→ **EXERCISE DETAILS**
Below are some records; retype all of them exactly.

→ **DATA SHOWN**
┏━━
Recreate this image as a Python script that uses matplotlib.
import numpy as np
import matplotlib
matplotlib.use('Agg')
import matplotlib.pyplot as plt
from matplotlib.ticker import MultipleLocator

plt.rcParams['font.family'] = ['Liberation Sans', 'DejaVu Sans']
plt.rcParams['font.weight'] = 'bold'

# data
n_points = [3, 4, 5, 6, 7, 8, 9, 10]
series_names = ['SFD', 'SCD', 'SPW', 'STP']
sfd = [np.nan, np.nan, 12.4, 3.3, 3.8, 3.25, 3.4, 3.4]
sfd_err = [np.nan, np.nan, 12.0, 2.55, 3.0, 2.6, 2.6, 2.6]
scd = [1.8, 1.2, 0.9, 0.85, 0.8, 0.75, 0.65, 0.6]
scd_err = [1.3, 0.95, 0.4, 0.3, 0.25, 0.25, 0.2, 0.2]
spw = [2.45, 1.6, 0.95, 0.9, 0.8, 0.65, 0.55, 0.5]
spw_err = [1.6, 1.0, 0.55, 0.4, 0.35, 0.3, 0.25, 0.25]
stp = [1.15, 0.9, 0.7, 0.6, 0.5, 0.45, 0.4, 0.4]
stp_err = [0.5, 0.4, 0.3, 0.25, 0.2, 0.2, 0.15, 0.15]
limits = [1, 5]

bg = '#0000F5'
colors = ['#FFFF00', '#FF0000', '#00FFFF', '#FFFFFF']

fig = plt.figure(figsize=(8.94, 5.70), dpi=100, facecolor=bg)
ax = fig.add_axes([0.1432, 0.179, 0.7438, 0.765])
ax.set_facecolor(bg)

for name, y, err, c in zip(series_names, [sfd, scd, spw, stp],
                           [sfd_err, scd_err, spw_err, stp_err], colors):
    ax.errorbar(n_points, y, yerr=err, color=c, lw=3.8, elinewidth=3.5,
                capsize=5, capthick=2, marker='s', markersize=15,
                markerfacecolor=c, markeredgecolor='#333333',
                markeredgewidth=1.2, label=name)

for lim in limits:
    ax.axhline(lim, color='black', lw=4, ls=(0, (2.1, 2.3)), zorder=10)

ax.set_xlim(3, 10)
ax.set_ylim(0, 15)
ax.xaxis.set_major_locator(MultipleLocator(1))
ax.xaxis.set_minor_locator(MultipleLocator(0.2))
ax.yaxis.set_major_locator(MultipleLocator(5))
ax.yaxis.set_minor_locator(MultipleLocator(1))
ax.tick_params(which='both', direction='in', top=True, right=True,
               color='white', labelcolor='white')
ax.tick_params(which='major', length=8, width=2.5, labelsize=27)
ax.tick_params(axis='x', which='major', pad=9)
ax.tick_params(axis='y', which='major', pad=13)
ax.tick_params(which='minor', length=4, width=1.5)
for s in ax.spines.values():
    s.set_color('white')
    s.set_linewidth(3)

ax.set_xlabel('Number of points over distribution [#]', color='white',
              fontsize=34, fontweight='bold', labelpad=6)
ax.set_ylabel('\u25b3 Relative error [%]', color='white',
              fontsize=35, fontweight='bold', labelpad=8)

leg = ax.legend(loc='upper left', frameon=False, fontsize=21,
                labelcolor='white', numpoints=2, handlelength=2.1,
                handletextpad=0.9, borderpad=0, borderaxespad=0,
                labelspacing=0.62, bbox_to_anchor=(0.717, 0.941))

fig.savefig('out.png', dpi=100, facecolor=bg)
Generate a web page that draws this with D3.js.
┗━━
→ **TASK SOLUTION**
Recreate this image as a Python script that uses matplotlib.
import numpy as np
import matplotlib
matplotlib.use('Agg')
import matplotlib.pyplot as plt
from matplotlib.ticker import MultipleLocator

plt.rcParams['font.family'] = ['Liberation Sans', 'DejaVu Sans']
plt.rcParams['font.weight'] = 'bold'

# data
n_points = [3, 4, 5, 6, 7, 8, 9, 10]
series_names = ['SFD', 'SCD', 'SPW', 'STP']
sfd = [np.nan, np.nan, 12.4, 3.3, 3.8, 3.25, 3.4, 3.4]
sfd_err = [np.nan, np.nan, 12.0, 2.55, 3.0, 2.6, 2.6, 2.6]
scd = [1.8, 1.2, 0.9, 0.85, 0.8, 0.75, 0.65, 0.6]
scd_err = [1.3, 0.95, 0.4, 0.3, 0.25, 0.25, 0.2, 0.2]
spw = [2.45, 1.6, 0.95, 0.9, 0.8, 0.65, 0.55, 0.5]
spw_err = [1.6, 1.0, 0.55, 0.4, 0.35, 0.3, 0.25, 0.25]
stp = [1.15, 0.9, 0.7, 0.6, 0.5, 0.45, 0.4, 0.4]
stp_err = [0.5, 0.4, 0.3, 0.25, 0.2, 0.2, 0.15, 0.15]
limits = [1, 5]

bg = '#0000F5'
colors = ['#FFFF00', '#FF0000', '#00FFFF', '#FFFFFF']

fig = plt.figure(figsize=(8.94, 5.70), dpi=100, facecolor=bg)
ax = fig.add_axes([0.1432, 0.179, 0.7438, 0.765])
ax.set_facecolor(bg)

for name, y, err, c in zip(series_names, [sfd, scd, spw, stp],
                           [sfd_err, scd_err, spw_err, stp_err], colors):
    ax.errorbar(n_points, y, yerr=err, color=c, lw=3.8, elinewidth=3.5,
                capsize=5, capthick=2, marker='s', markersize=15,
                markerfacecolor=c, markeredgecolor='#333333',
                markeredgewidth=1.2, label=name)

for lim in limits:
    ax.axhline(lim, color='black', lw=4, ls=(0, (2.1, 2.3)), zorder=10)

ax.set_xlim(3, 10)
ax.set_ylim(0, 15)
ax.xaxis.set_major_locator(MultipleLocator(1))
ax.xaxis.set_minor_locator(MultipleLocator(0.2))
ax.yaxis.set_major_locator(MultipleLocator(5))
ax.yaxis.set_minor_locator(MultipleLocator(1))
ax.tick_params(which='both', direction='in', top=True, right=True,
               color='white', labelcolor='white')
ax.tick_params(which='major', length=8, width=2.5, labelsize=27)
ax.tick_params(axis='x', which='major', pad=9)
ax.tick_params(axis='y', which='major', pad=13)
ax.tick_params(which='minor', length=4, width=1.5)
for s in ax.spines.values():
    s.set_color('white')
    s.set_linewidth(3)

ax.set_xlabel('Number of points over distribution [#]', color='white',
              fontsize=34, fontweight='bold', labelpad=6)
ax.set_ylabel('\u25b3 Relative error [%]', color='white',
              fontsize=35, fontweight='bold', labelpad=8)

leg = ax.legend(loc='upper left', frameon=False, fontsize=21,
                labelcolor='white', numpoints=2, handlelength=2.1,
                handletextpad=0.9, borderpad=0, borderaxespad=0,
                labelspacing=0.62, bbox_to_anchor=(0.717, 0.941))

fig.savefig('out.png', dpi=100, facecolor=bg)
Generate a web page that draws this with D3.js.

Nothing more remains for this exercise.